## [Requirements]
Starting at the first line of the data, please print exactly those lines through the one that holds "var y = d3.scaleLinear().domain([0, 7]).range([569.5, 26.3]);", omitting every picture.

★ ★ ★

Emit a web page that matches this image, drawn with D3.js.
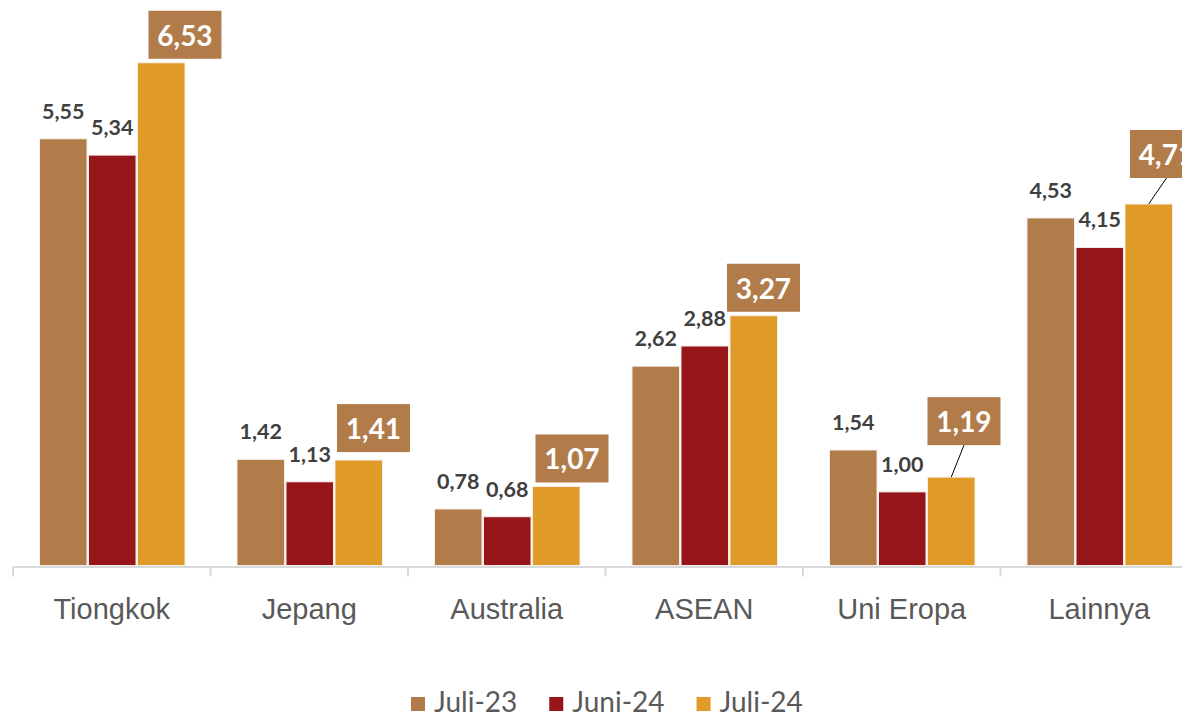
<!DOCTYPE html>
<html>
<head>
<meta charset="utf-8">
<script src="https://cdn.jsdelivr.net/npm/d3@7/dist/d3.min.js"></script>
<style>
  body { margin: 0; background: #fff; }
  svg { display: block; font-family: Lato, "Open Sans", sans-serif; }
</style>
</head>
<body>
<svg id="chart" width="1182" height="715"></svg>
<script>
// data
var categories = ["Tiongkok", "Jepang", "Australia", "ASEAN", "Uni Eropa", "Lainnya"];
var seriesNames = ["Juli-23", "Juni-24", "Juli-24"];
var juli23 = [5.55, 1.42, 0.78, 2.62, 1.54, 4.53];
var juni24 = [5.34, 1.13, 0.68, 2.88, 1.00, 4.15];
var juli24 = [6.53, 1.41, 1.07, 3.27, 1.19, 4.71];
var colors = ["#b17b4a", "#961519", "#e09a28"];

// where the boxed Juli-24 label sits relative to its bar: [dx, gap above bar]
var calloutNudge = [[11, 4], [2, 8], [3, 4], [-3, 4], [0, 32], [5, 26]];

var svg = d3.select("#chart");
var axisY = 566.5;

var x0 = d3.scaleBand().domain(categories).range([13, 13 + 6 * 197.5]).padding(0);
var x1 = d3.scaleBand().domain(seriesNames).range([26.5, 172]).paddingInner(0.03);
var y = d3.scaleLinear().domain([0, 7]).range([569.5, 26.3]);

var allSeries = [juli23, juni24, juli24];
var rows = [];
categories.forEach(function(c, i) {
    seriesNames.forEach(function(s, j) {
        rows.push({cat: c, idx: i, series: s, si: j, value: allSeries[j][i]});
    });
});

function fmt(v) { return v.toFixed(2).replace(".", ","); }

// bars
svg.append("g").selectAll("rect")
    .data(rows)
    .enter().append("rect")
    .attr("x", function(d) { return x0(d.cat) + x1(d.series); })
    .attr("y", function(d) { return y(d.value); })
    .attr("width", x1.bandwidth())
    .attr("height", function(d) { return axisY - 1 - y(d.value); })
    .attr("fill", function(d) { return colors[d.si]; })
    .attr("stroke", "#f4eee8")
    .attr("stroke-width", 1);

// axis
var axis = svg.append("g").attr("transform", "translate(0," + axisY + ")")
    .call(d3.axisBottom(x0).tickSize(0).tickPadding(0).tickFormat(""));
axis.select(".domain").attr("stroke", "#d9d9d9").attr("stroke-width", 2);
axis.selectAll(".tick").remove();
axis.selectAll(".sep")
    .data(d3.range(categories.length + 1))
    .enter().append("line")
    .attr("x1", function(i) { return 13 + i * x0.step(); })
    .attr("x2", function(i) { return 13 + i * x0.step(); })
    .attr("y1", 0).attr("y2", 10)
    .attr("stroke", "#d9d9d9").attr("stroke-width", 2);
axis.selectAll(".cat")
    .data(categories)
    .enter().append("text")
    .attr("x", function(d) { return x0(d) + x0.bandwidth() / 2; })
    .attr("y", 52.5)
    .attr("text-anchor", "middle")
    .attr("fill", "#595959")
    .style("font-size", "29px")
    .text(function(d) { return d; });

// plain value labels
svg.append("g").selectAll("text")
    .data(rows.filter(function(d) { return d.si < 2; }))
    .enter().append("text")
    .attr("x", function(d) { return x0(d.cat) + x1(d.series) + x1.bandwidth() / 2; })
    .attr("y", function(d) { return y(d.value) - 20; })
    .attr("text-anchor", "middle")
    .attr("fill", "#404040")
    .style("font-size", "21.5px")
    .style("font-weight", "bold")
    .text(function(d) { return fmt(d.value); });

// boxed labels for Juli-24
var boxW = 73, boxH = 48;
var callouts = svg.append("g").selectAll("g")
    .data(rows.filter(function(d) { return d.si == 2; }))
    .enter().append("g")
    .attr("transform", function(d) {
        var bx = x0(d.cat) + x1(d.series) + calloutNudge[d.idx][0];
        var by = y(d.value) - calloutNudge[d.idx][1] - boxH;
        return "translate(" + bx + "," + by + ")";
    });

callouts.filter(function(d) { return calloutNudge[d.idx][1] > 10; })
    .append("line")
    .attr("x1", boxW / 2)
    .attr("y1", boxH)
    .attr("x2", function(d) { return x1.bandwidth() / 2 - calloutNudge[d.idx][0]; })
    .attr("y2", function(d) { return boxH + calloutNudge[d.idx][1]; })
    .attr("stroke", "#000")
    .attr("stroke-width", 1);

callouts.append("rect")
    .attr("width", boxW)
    .attr("height", boxH)
    .attr("fill", colors[0]);

callouts.append("text")
    .attr("x", boxW / 2)
    .attr("y", 35)
    .attr("text-anchor", "middle")
    .attr("fill", "#fff")
    .style("font-size", "28px")
    .style("font-weight", "bold")
    .text(function(d) { return fmt(d.value); });

// legend
var legend = svg.append("g").attr("transform", "translate(411,697)");
var lx = 0;
seriesNames.forEach(function(s, i) {
    var item = legend.append("g").attr("transform", "translate(" + lx + ",0)");
    item.append("rect").attr("width", 14).attr("height", 14).attr("fill", colors[i]);
    var t = item.append("text")
        .attr("x", 23)
        .attr("y", 15)
        .attr("fill", "#595959")
        .style("font-size", "28px")
        .text(s);
    lx += 23 + t.node().getComputedTextLength() + 32;
});
</script>
</body>
</html>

★ ★ ★

## [Solution]
Emit a web page that matches this image, drawn with D3.js.
<!DOCTYPE html>
<html>
<head>
<meta charset="utf-8">
<script src="https://cdn.jsdelivr.net/npm/d3@7/dist/d3.min.js"></script>
<style>
  body { margin: 0; background: #fff; }
  svg { display: block; font-family: Lato, "Open Sans", sans-serif; }
</style>
</head>
<body>
<svg id="chart" width="1182" height="715"></svg>
<script>
// data
var categories = ["Tiongkok", "Jepang", "Australia", "ASEAN", "Uni Eropa", "Lainnya"];
var seriesNames = ["Juli-23", "Juni-24", "Juli-24"];
var juli23 = [5.55, 1.42, 0.78, 2.62, 1.54, 4.53];
var juni24 = [5.34, 1.13, 0.68, 2.88, 1.00, 4.15];
var juli24 = [6.53, 1.41, 1.07, 3.27, 1.19, 4.71];
var colors = ["#b17b4a", "#961519", "#e09a28"];

// where the boxed Juli-24 label sits relative to its bar: [dx, gap above bar]
var calloutNudge = [[11, 4], [2, 8], [3, 4], [-3, 4], [0, 32], [5, 26]];

var svg = d3.select("#chart");
var axisY = 566.5;

var x0 = d3.scaleBand().domain(categories).range([13, 13 + 6 * 197.5]).padding(0);
var x1 = d3.scaleBand().domain(seriesNames).range([26.5, 172]).paddingInner(0.03);
var y = d3.scaleLinear().domain([0, 7]).range([569.5, 26.3]);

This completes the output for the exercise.